Today’s competitive, global economy should inspire more of us to post-secondary educational achievement. Fortunately in the U.S., returning to college is for anyone, not just a select few.
As an adult returning to college, this is a tremendous opportunity for you to:
- Develop your untapped potential
- Enhance your employability
- Acquire new knowledge
If it’s been awhile since you sat in a classroom or hit the books, however, it’s natural to feel a tiny bit of trepidation along with your excitement. Adult students, in particular, wonder about things like taking tests, developing study habits and finding balance between work, home and school responsibilities.
Well, wonder no more.
Here are 10 secrets to make your college encore a rousing success.
- Find the right fit. A study from the National Survey of Students in Continuing Education found that adult learners prefer post-secondary education that is affordable and close to home or work. The study also found that adult learners prefer nontraditional services as part of their post-secondary education experience, such as childcare, expanded degree options and highly developed online learning programs. Figure out what’s important to you first. Then pick a college or university tailored toward adult learners that offers things like easy access, reasonable tuition, seamless transfer of credits, and innovative delivery options such as evening or online classes.
- Get guidance. Choose a school that will help you with degree mapping. A degree map or pathway is a detailed list of coursework requirements for completing your degree within a specific timeframe. It will help you understand where you are, where you’re going and how long it will take to get there. Having a sure path lets you focus on your life and studies, not administrative hassles and hoops.
- Set your desk up for success. Like working from home instead of at the office, going back to college as an adult requires adapting to a new environment. Create a comfortable, well-lit, designated study space that’s all your own. Not only will it keep your study time separate from your home or work life, it will serve as a physical reminder to others to let you focus without interruption or distraction.
- Devise a study routine. There’s a reason for back-to-school routines for kids: they work. Establish your own routine at the beginning of every quarter or semester to help you keep up with your coursework, improve your time management and protect your other commitments. Even the simplest routine, when executed consistently, can help ensure that you get the most important things done.
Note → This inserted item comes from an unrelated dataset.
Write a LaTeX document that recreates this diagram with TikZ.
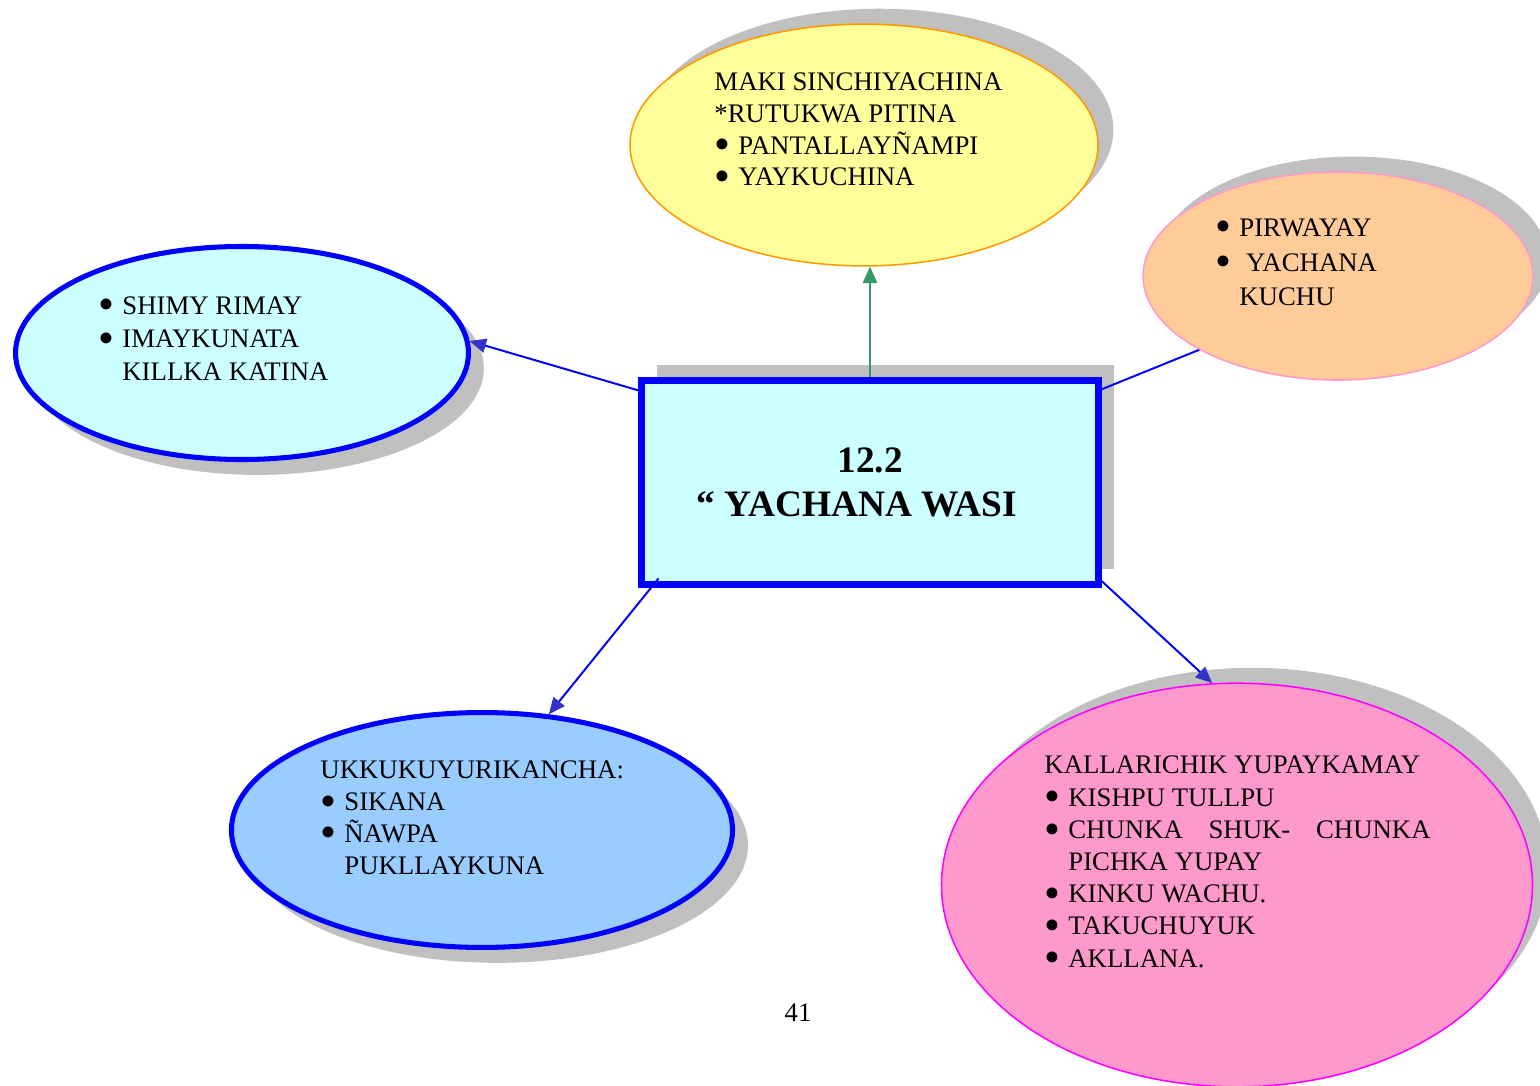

- Embrace the change. Any significant change, whether it’s returning to the workforce, having a baby or going back to college, means shifting your priorities. Because everyone has the same 24 hours to spend each day, adding classes and studying to your life may mean you have to say “no” or “not now” to some other things. Recognize that while you’re in school, you’ll have to make short-term tradeoffs with your time.
- Ask for help. Superheroes are for Hollywood, not families and classrooms. If there’s an area in which you’re struggling—at home or at school—ask for help. Enlist your family’s assistance with chores and errands. Tell friends what they can and can’t do to encourage you. Reach out to fellow students for lecture notes and homework help. Talk to professors and faculty about assignments and coursework, especially if you have questions or don’t understand. Seek out resources to help improve study habits or test taking. Contact student services about scheduling, books or technology needs.
- Make connections. It’s tempting to isolate yourself from others in order to keep on top of a busy schedule, but don’t. Social connections with others inside and outside the classroom can help you enjoy school and life more. One of the side benefits of going back to college as an adult is being exposed to people you might otherwise not interact with. Relish the opportunity, allowing these new relationships to enrich both your college experience and the quality of your life.
- Create margin. All work and no play can make anyone dull and desperate. Be sure to work some downtime, pleasurable activities and breaks into your life. Resist the urge to overfill your schedule; instead, leave some margin in your day for exercise, sleep, helping others or just relaxing. These things will help boost mood and productivity.
- Revel in your accomplishments. Take a moment to recognize your successes and relish your achievements. Aced the test? Acknowledge the hard work it took to get there before you put your nose back in the books. Finished your first semester? Mark the milestone with dinner and a movie. You’re working hard now, so don’t wait until graduation day to celebrate.
- Adjust as needed. Even the best-laid plans won’t work forever. Plan monthly, quarterly or biannual assessments of your schedule, habits and commitments. Tweak or even overhaul your plans whenever your schedule or life circumstances change.